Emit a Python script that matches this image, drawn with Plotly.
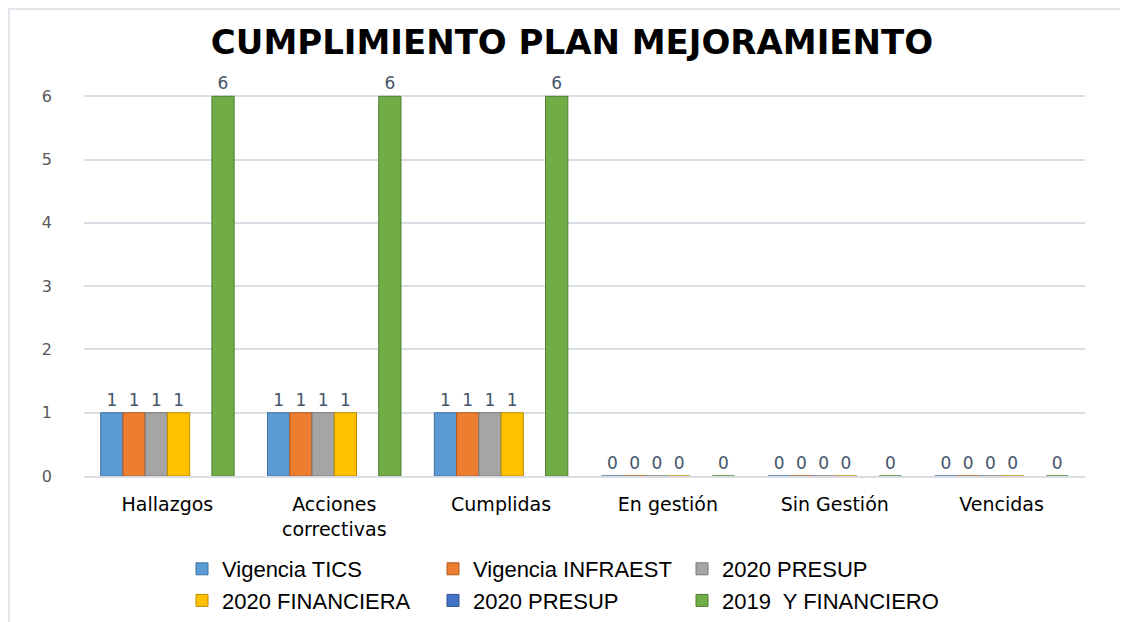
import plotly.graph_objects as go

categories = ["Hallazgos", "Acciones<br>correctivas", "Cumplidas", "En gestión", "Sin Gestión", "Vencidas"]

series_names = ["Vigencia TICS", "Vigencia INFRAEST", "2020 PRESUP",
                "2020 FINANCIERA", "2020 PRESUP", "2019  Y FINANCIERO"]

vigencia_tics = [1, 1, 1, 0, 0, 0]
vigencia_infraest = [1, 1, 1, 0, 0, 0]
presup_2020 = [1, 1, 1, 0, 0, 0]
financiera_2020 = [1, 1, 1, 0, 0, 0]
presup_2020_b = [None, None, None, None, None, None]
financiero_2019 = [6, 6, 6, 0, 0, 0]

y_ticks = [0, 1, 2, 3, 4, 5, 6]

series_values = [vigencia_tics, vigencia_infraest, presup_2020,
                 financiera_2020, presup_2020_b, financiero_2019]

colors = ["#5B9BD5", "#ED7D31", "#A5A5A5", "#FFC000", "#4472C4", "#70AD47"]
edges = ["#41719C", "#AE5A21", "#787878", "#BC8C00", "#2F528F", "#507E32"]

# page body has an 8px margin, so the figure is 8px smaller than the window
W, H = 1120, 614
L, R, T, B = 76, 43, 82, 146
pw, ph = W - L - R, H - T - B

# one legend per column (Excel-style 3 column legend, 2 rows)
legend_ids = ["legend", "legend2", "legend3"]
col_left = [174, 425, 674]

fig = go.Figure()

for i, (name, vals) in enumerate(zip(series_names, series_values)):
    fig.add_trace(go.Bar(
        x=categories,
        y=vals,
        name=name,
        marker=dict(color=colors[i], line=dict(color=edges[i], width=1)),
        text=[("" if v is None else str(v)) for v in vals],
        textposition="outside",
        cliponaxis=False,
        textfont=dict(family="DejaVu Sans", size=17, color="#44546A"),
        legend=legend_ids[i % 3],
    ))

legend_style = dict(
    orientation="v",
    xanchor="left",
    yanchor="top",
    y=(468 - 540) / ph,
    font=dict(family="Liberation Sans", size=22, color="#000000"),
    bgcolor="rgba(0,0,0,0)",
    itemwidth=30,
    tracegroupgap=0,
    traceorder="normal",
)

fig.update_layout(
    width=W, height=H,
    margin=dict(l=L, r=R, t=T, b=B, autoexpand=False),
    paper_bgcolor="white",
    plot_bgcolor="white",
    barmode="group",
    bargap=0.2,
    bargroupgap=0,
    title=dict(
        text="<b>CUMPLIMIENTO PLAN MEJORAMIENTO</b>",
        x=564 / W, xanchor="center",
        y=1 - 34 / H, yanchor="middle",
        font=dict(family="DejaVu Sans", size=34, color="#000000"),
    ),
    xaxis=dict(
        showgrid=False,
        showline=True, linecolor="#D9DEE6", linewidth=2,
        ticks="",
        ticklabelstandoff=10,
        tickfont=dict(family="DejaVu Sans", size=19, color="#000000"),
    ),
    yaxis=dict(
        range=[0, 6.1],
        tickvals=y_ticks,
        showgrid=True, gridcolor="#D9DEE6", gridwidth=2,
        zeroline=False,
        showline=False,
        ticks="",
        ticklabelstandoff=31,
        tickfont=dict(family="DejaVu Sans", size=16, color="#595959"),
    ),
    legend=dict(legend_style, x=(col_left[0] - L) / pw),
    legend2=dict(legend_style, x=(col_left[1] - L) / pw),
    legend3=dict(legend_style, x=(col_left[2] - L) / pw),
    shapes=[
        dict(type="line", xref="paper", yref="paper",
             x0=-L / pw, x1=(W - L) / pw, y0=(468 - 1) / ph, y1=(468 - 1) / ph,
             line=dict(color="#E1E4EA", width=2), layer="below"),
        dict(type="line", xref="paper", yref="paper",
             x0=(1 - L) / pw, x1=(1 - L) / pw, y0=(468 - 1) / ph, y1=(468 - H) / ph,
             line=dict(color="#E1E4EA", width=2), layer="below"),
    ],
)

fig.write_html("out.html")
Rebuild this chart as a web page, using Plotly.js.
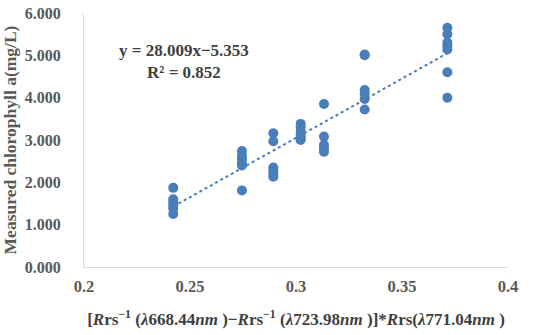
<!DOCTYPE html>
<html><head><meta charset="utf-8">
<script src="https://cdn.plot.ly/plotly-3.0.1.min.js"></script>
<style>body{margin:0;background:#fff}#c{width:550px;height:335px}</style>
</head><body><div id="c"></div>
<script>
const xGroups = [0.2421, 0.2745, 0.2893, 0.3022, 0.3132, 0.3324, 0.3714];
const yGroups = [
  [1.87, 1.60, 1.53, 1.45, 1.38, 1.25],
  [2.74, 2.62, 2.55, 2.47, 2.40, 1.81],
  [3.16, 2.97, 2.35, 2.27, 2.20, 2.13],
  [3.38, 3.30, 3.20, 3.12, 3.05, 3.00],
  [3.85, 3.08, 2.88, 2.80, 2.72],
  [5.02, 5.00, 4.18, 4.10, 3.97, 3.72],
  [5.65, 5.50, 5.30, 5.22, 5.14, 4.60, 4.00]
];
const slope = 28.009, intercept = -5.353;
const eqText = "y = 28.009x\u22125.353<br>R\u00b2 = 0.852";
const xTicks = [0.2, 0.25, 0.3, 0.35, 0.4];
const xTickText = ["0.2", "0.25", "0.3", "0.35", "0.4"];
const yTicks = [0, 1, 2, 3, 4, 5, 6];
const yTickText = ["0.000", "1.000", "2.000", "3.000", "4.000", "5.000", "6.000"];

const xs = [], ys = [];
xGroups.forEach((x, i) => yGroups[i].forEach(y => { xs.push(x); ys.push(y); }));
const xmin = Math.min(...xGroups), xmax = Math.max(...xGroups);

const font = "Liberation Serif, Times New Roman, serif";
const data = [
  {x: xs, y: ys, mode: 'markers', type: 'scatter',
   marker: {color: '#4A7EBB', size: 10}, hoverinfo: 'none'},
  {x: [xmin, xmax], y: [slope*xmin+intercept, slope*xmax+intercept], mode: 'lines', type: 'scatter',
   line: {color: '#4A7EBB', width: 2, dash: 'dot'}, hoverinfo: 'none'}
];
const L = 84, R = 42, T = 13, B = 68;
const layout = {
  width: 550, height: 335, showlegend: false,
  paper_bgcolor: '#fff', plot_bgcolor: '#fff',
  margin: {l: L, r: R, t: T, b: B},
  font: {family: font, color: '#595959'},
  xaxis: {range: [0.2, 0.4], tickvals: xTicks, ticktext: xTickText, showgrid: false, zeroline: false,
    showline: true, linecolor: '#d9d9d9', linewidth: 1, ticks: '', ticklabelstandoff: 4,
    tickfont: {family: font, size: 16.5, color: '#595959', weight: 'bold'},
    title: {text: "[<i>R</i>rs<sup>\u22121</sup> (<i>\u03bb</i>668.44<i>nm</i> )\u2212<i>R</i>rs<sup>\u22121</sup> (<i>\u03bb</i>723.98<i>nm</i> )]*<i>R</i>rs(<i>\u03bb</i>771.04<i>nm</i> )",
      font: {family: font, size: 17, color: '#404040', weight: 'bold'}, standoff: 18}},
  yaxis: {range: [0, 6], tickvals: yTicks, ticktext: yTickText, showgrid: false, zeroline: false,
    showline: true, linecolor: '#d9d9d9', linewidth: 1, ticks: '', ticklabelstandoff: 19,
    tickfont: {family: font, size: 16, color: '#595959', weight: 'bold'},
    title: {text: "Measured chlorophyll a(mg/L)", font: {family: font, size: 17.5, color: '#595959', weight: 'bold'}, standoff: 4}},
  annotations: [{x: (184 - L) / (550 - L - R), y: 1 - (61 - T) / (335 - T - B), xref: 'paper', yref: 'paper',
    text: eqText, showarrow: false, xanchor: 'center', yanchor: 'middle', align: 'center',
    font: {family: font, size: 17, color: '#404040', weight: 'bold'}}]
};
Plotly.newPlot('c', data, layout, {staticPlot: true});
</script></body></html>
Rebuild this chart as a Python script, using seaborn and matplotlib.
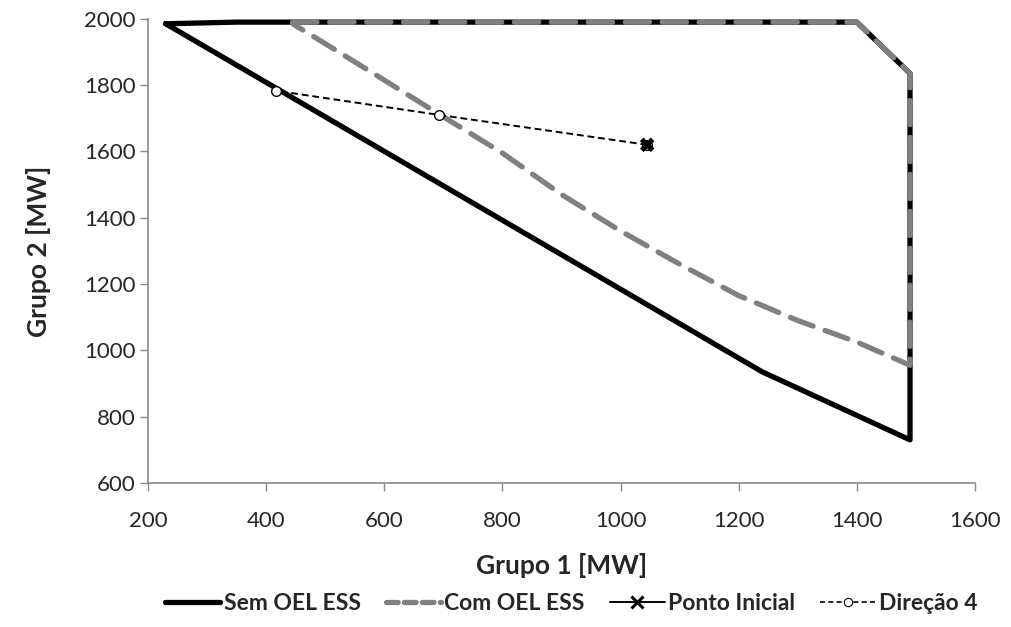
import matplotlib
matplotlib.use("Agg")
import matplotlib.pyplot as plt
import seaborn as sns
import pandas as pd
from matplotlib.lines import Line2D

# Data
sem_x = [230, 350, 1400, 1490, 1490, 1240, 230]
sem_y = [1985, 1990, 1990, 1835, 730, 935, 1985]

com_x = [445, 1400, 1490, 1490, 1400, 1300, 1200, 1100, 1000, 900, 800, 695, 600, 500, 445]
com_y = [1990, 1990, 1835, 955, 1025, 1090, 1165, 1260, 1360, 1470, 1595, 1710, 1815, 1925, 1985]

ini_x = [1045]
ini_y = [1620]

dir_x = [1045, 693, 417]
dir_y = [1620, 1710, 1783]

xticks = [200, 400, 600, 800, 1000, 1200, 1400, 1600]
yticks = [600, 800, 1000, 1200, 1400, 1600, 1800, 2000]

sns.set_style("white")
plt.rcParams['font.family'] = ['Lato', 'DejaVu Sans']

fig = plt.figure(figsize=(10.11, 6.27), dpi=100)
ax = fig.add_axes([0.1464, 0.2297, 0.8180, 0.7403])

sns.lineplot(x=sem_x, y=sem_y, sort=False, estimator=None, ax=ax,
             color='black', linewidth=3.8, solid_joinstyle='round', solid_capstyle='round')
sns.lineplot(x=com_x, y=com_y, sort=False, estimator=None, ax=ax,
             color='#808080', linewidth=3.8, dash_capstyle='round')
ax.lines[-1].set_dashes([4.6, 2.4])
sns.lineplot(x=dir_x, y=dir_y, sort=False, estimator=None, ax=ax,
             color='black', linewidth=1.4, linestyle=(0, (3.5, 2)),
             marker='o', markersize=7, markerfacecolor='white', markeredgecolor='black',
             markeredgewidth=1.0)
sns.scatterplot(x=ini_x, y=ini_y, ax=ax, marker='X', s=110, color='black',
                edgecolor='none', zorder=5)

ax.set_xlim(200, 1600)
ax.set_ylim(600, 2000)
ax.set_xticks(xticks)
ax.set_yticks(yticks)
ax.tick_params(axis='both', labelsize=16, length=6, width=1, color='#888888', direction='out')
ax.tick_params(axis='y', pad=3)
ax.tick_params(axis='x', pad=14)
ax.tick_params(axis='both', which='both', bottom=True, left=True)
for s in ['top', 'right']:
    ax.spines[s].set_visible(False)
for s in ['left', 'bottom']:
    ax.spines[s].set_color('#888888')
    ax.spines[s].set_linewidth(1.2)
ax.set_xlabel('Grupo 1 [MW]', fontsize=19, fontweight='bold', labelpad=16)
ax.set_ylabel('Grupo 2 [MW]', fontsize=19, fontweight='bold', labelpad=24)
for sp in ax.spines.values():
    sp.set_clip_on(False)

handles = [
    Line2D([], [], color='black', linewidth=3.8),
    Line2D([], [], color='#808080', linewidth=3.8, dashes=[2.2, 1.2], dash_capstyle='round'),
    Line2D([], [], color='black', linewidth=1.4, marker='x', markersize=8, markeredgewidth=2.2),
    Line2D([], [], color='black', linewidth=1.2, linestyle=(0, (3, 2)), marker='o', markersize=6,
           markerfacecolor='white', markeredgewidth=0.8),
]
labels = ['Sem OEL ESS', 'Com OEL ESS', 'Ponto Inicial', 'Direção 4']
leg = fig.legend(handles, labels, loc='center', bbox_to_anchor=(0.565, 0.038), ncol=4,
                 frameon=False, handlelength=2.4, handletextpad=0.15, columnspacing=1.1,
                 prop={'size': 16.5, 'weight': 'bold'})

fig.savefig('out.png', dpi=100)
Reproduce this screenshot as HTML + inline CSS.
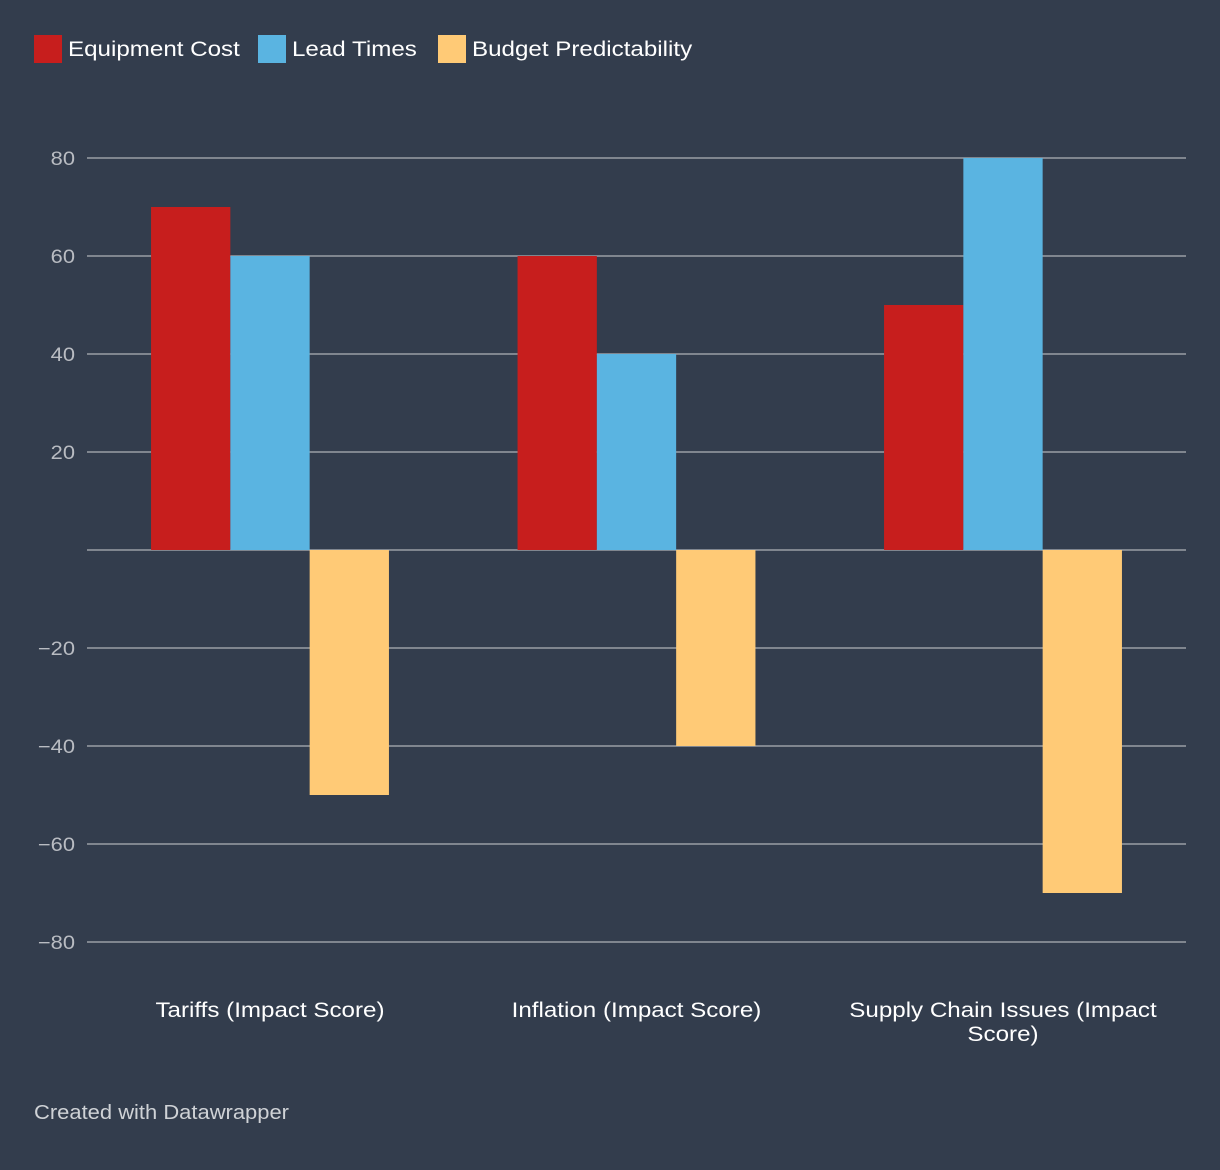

- - - - -

**Given request**
Everything from the first line of the records through the line containing "financiera_2020, presup_2020_b, financiero_2019]" should be reproduced exactly, apart from the pictures.

**Result of the exercise**
Emit a Python script that matches this image, drawn with Plotly.
import plotly.graph_objects as go

categories = ["Hallazgos", "Acciones<br>correctivas", "Cumplidas", "En gestión", "Sin Gestión", "Vencidas"]

series_names = ["Vigencia TICS", "Vigencia INFRAEST", "2020 PRESUP",
                "2020 FINANCIERA", "2020 PRESUP", "2019  Y FINANCIERO"]

vigencia_tics = [1, 1, 1, 0, 0, 0]
vigencia_infraest = [1, 1, 1, 0, 0, 0]
presup_2020 = [1, 1, 1, 0, 0, 0]
financiera_2020 = [1, 1, 1, 0, 0, 0]
presup_2020_b = [None, None, None, None, None, None]
financiero_2019 = [6, 6, 6, 0, 0, 0]

y_ticks = [0, 1, 2, 3, 4, 5, 6]

series_values = [vigencia_tics, vigencia_infraest, presup_2020,
                 financiera_2020, presup_2020_b, financiero_2019]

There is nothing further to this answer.